Yesterday, I posted an entry about why digital resale for ebooks and music after the fashion of ReDigi was unlikely to work. Today, I learned that a three-judge panel of the Second Circuit Court of Appeals has just reaffirmed the 2013 lower court decision shutting ReDigi down.

The court found that, no matter how much ReDigi tried to make its service look and act like analog sale, the digital nature of the process still violates the law as it is currently written. The law prohibits making unauthorized copies, and the process of moving digital files from one computer to another necessarily causes copies to be made. The law might be behind the times, but the court held that the degree of change necessary to permit digital resale would require an act of Congress to modernize it. It wasn’t something the court was willing to do unilaterally.

The court panel included Pierre Leval, who codified the four-factor fair use test now widely used in copyright litigation, and who helped find Google Books to be a legal fair use. If ReDigi’s digital resale model wasn’t going to be sufficient to win him over, there’s probably no hope for it. (Though as I mentioned last time I wrote about this, Leval would have liked the chance to consider ReDigi’s newer model that would interpose ReDigi between the digital store and the customer’s computer for purposes of the sale.)
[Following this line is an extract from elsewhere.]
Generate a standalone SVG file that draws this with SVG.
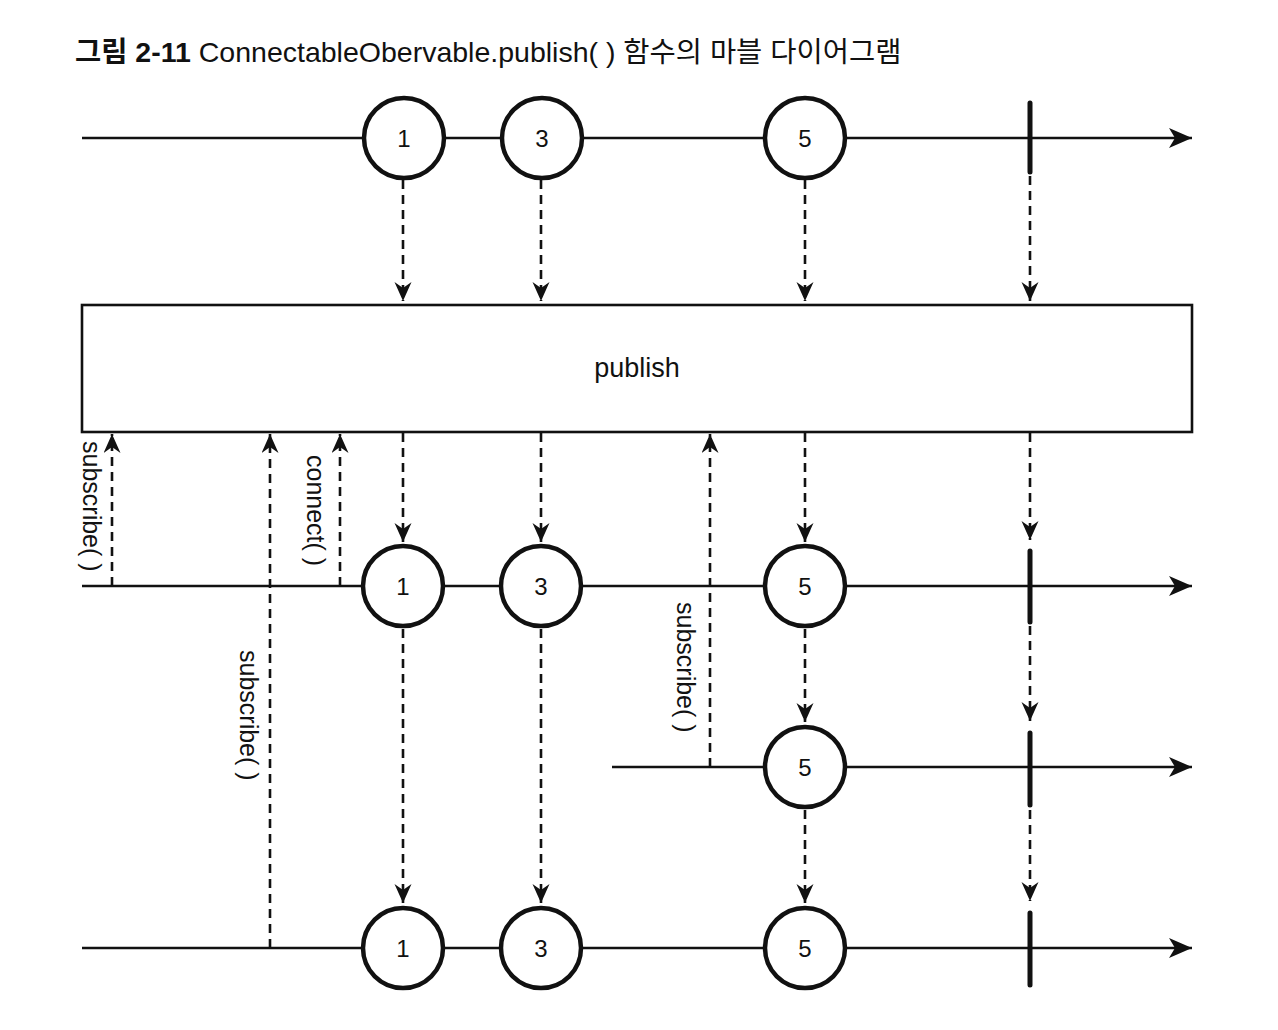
<svg xmlns="http://www.w3.org/2000/svg" width="1278" height="1030" viewBox="0 0 1278 1030">
<style>
text{font-family:"Liberation Sans","Noto Sans CJK KR",sans-serif;fill:#111}
.title{font-size:28.5px}
.tb{font-weight:bold}
.num{font-size:24px;text-anchor:middle;dominant-baseline:central}
.lbl{font-size:25px}
.tl{stroke:#111;stroke-width:2.6;fill:none}
.dash{stroke:#111;stroke-width:2.6;stroke-dasharray:9 6;fill:none}
.marble{fill:#fff;stroke:#111;stroke-width:4.5}
.bar{stroke:#111;stroke-width:5;stroke-linecap:round}
</style>
<defs>
<marker id="tArrow" markerUnits="userSpaceOnUse" markerWidth="26" markerHeight="22" refX="23" refY="10" orient="auto">
<path d="M0,0 L23,10 L0,20 L6,10 Z" fill="#111"/>
</marker>
<marker id="dArrow" markerUnits="userSpaceOnUse" markerWidth="22" markerHeight="20" refX="19" refY="8.5" orient="auto">
<path d="M0,0 L19,8.5 L0,17 L6,8.5 Z" fill="#111"/>
</marker>
</defs>
<rect width="1278" height="1030" fill="#fff"/>
<text class="title" x="75" y="62"><tspan class="tb">그림 2-11</tspan> ConnectableObervable.publish( ) 함수의 마블 다이어그램</text>

<g id="connectors">
<!-- timelines -->
<line class="tl" x1="82" y1="138" x2="1192" y2="138" marker-end="url(#tArrow)"/>
<line class="tl" x1="82" y1="586" x2="1192" y2="586" marker-end="url(#tArrow)"/>
<line class="tl" x1="612" y1="767" x2="1192" y2="767" marker-end="url(#tArrow)"/>
<line class="tl" x1="82" y1="948" x2="1192" y2="948" marker-end="url(#tArrow)"/>
<!-- top row into publish -->
<line class="dash" x1="403" y1="180" x2="403" y2="301" marker-end="url(#dArrow)"/>
<line class="dash" x1="541" y1="180" x2="541" y2="301" marker-end="url(#dArrow)"/>
<line class="dash" x1="805" y1="180" x2="805" y2="301" marker-end="url(#dArrow)"/>
<line class="dash" x1="1030" y1="176" x2="1030" y2="301" marker-end="url(#dArrow)"/>
<!-- publish to row 2 -->
<line class="dash" x1="403" y1="433" x2="403" y2="542" marker-end="url(#dArrow)"/>
<line class="dash" x1="541" y1="433" x2="541" y2="542" marker-end="url(#dArrow)"/>
<line class="dash" x1="805" y1="433" x2="805" y2="542" marker-end="url(#dArrow)"/>
<line class="dash" x1="1030" y1="433" x2="1030" y2="540" marker-end="url(#dArrow)"/>
<!-- row 2 to row 3 -->
<line class="dash" x1="805" y1="629" x2="805" y2="722" marker-end="url(#dArrow)"/>
<line class="dash" x1="1030" y1="626" x2="1030" y2="721" marker-end="url(#dArrow)"/>
<!-- row 2 to row 4 -->
<line class="dash" x1="403" y1="629" x2="403" y2="903" marker-end="url(#dArrow)"/>
<line class="dash" x1="541" y1="629" x2="541" y2="903" marker-end="url(#dArrow)"/>
<!-- row 3 to row 4 -->
<line class="dash" x1="805" y1="810" x2="805" y2="903" marker-end="url(#dArrow)"/>
<line class="dash" x1="1030" y1="810" x2="1030" y2="901" marker-end="url(#dArrow)"/>
<!-- subscribe / connect up arrows -->
<line class="dash" x1="112" y1="586" x2="112" y2="434" marker-end="url(#dArrow)"/>
<line class="dash" x1="270" y1="948" x2="270" y2="434" marker-end="url(#dArrow)"/>
<line class="dash" x1="340" y1="586" x2="340" y2="434" marker-end="url(#dArrow)"/>
<line class="dash" x1="710" y1="767" x2="710" y2="434" marker-end="url(#dArrow)"/>
</g>

<g id="labels">
<text class="lbl" transform="translate(83,441) rotate(90)">subscribe( )</text>
<text class="lbl" transform="translate(307,455) rotate(90)">connect( )</text>
<text class="lbl" transform="translate(240,650) rotate(90)">subscribe( )</text>
<text class="lbl" transform="translate(677,602) rotate(90)">subscribe( )</text>
</g>

<g id="publish">
<rect x="82" y="305" width="1110" height="127" fill="#fff" stroke="#111" stroke-width="2.6"/>
<text x="637" y="377" font-size="27" text-anchor="middle">publish</text>
</g>

<g id="row1">
<g id="r1-m1"><circle class="marble" cx="404" cy="138" r="40"/><text class="num" x="404" y="138">1</text></g>
<g id="r1-m3"><circle class="marble" cx="542" cy="138" r="40"/><text class="num" x="542" y="138">3</text></g>
<g id="r1-m5"><circle class="marble" cx="805" cy="138" r="40"/><text class="num" x="805" y="138">5</text></g>
<line id="r1-end" class="bar" x1="1030" y1="103" x2="1030" y2="172"/>
</g>

<g id="row2">
<g id="r2-m1"><circle class="marble" cx="403" cy="586" r="40"/><text class="num" x="403" y="586">1</text></g>
<g id="r2-m3"><circle class="marble" cx="541" cy="586" r="40"/><text class="num" x="541" y="586">3</text></g>
<g id="r2-m5"><circle class="marble" cx="805" cy="586" r="40"/><text class="num" x="805" y="586">5</text></g>
<line id="r2-end" class="bar" x1="1030" y1="551" x2="1030" y2="622"/>
</g>

<g id="row3">
<g id="r3-m5"><circle class="marble" cx="805" cy="767" r="40"/><text class="num" x="805" y="767">5</text></g>
<line id="r3-end" class="bar" x1="1030" y1="733" x2="1030" y2="805"/>
</g>

<g id="row4">
<g id="r4-m1"><circle class="marble" cx="403" cy="948" r="40"/><text class="num" x="403" y="948">1</text></g>
<g id="r4-m3"><circle class="marble" cx="541" cy="948" r="40"/><text class="num" x="541" y="948">3</text></g>
<g id="r4-m5"><circle class="marble" cx="805" cy="948" r="40"/><text class="num" x="805" y="948">5</text></g>
<line id="r4-end" class="bar" x1="1030" y1="913" x2="1030" y2="985"/>
</g>
</svg>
It’s unclear whether the bankrupt ReDigi will be able to appeal the case further, or whether the Supreme Court would even be willing to take the case if it did. It’s also unclear whether any effort to convince Congress to change the laws would work, given the amount of pull content owners have. It seems unlikely the same companies that shoved 75-year copyright terms down our collective throats would willingly cut their own throats by allowing digital resale to get off the ground.

So, for now, the status quo remains unchanged: if you truly want to own your media and be able to resell it legally, you’d best buy it ensconced in physical artifacts—Blu-rays and DVDs, compact disks, and, of course, paper books. The first sale doctrine’s applicability to digital media remains sharply limited, and probably will for the foreseeable future.